When is $f(x)=x^2$ an automorphism of a finite group G? I tried a few examples and found that it is an automorphism of $A_3$
Also, to satisfy the homomorphism property, $f(x)f(y)=f(xy)$, it must be true that $x^2y^2=(xy)^2$. This is true in abelian groups. However, I'm not sure how to continue.
 A: $f(x) = x^2$ is an automorphism of $G$ if and only if $G$ is abelian and no element in $G$ has order 2.
Proof: Considering $f(x) = x^2$, then $f$ is a homomorphism if and only if$\;\;\forall x, y \in G$ we have $f(xy) = (xy)^2 = f(x)(y) = x^2y^2$ which hold if  and only if $xy = yx$. Thus, the map is a homomorphism if and only if $G$ is abelian.
Now, such a homomorphism is an automorphism if and only if it's injective which holds if and only if its kernel $K = \{1\}$. This implies that $\forall x\in G$, if $x\neq 1$ then $x^2 \neq 1$. This ends the proof.
Note that no element having order $2$ is equivalent to all elements of $G$ having odd order. That's because if $|x| = 2k$ for some $k\in \mathbb{N}$, then $|x^k| = 2$.
A: The order of G should be odd.
Since if the order of G is even, there exist an element x whose square is equal to 1.
But the value of 1 is 1. So the function is not automorphism anymore.
So, you should add that G has odd order.
A: From $xxyy=x^2y^2=(xy)^2=xyxy$ it follows directly that $xy=yx$. That tells you that it is necessary for the group to be abelian if $f$ is indeed a grouphomomorphism. It is  directly clear that $f$ is a grouphomomorphism if the group is abelian. 
Shortly a group $G$ is abelian if and only if the map $x\mapsto x^{2}$ is a grouphomorphism.

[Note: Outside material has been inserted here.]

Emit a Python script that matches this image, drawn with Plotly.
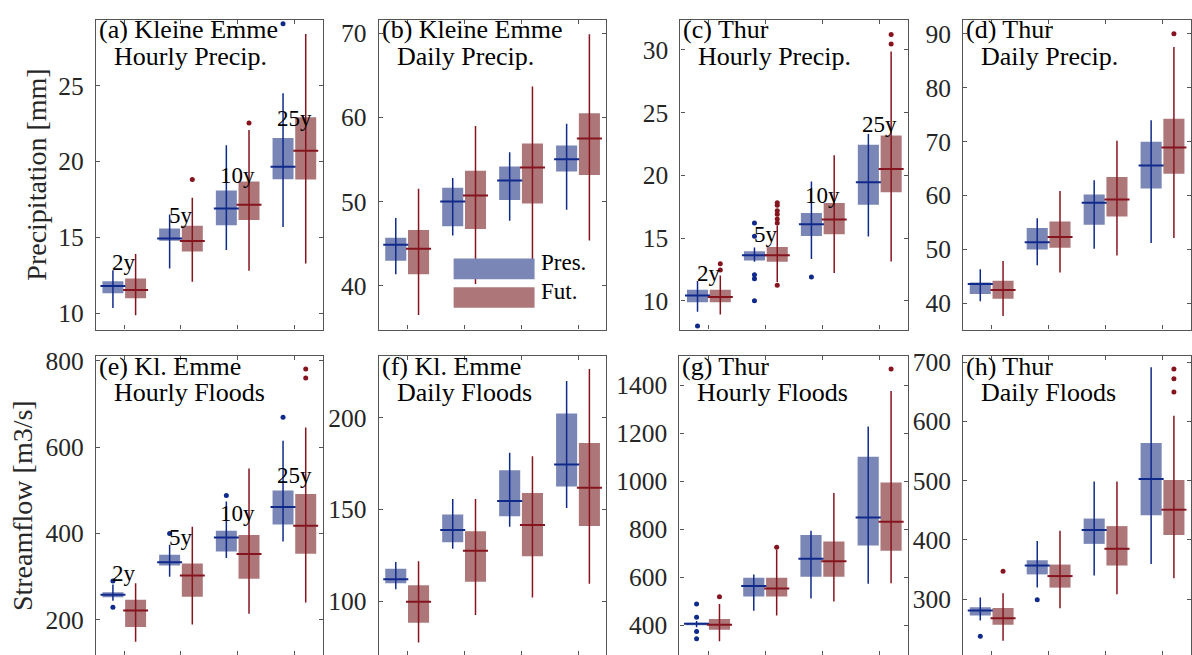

A: I would like to add my proof, to give another view using conjugacy and the definition of a group center:
For the forward direction ($x \mapsto x^2$ being an automorphism $\implies$ $G$ is abelian with no element of even order), one can see that the image of $G$ under $\phi(x) = x^2$ is equal to the center of $G$. This stems from the fact that, for some $g \in G$, $xx = g$ and $x = gx^{-1}$, so $xgx^{-1} = x$ and more explicitly $x\phi(x)x^{-1} = \phi(x)$. Because $\phi$ is an automorphism $\phi[G] = G = Z(G)$, so $G$ is abelian. Likewise, because $\phi$ is an isomorphism, it has trivial kernel $Ker(\phi) = \{e\}$, so no non-identity element of $G$ can map to $e$ under $\phi$. But if there were some element of $G$ with even order, $x^{2n} = e$, then $x^{2n} = (x^2)^n = g^n = e$ which is a contradiction.
For the backward direction ($G$ is a finite abelian group with all elements of odd order $\implies$ $x \mapsto x^2$ is an automorphism ) it is clear from the other comments that $\phi$ is a homomorphism. We just need to show that $\phi$ is bijective and that its image is $G$. $\phi$ is surjective because for any $g \in G \ \exists x \in G \ni x^2 = g$ by definition of a group. $\phi$ is injective because $x^2 = e$ implies that $|x|$ is even, which is a contradiction, so $x = e$ necessarily, and the kernel is trivial. Again, by definition of a group, the range of $\phi$ is $G$ itself, and thus $\phi$ is an automorphism.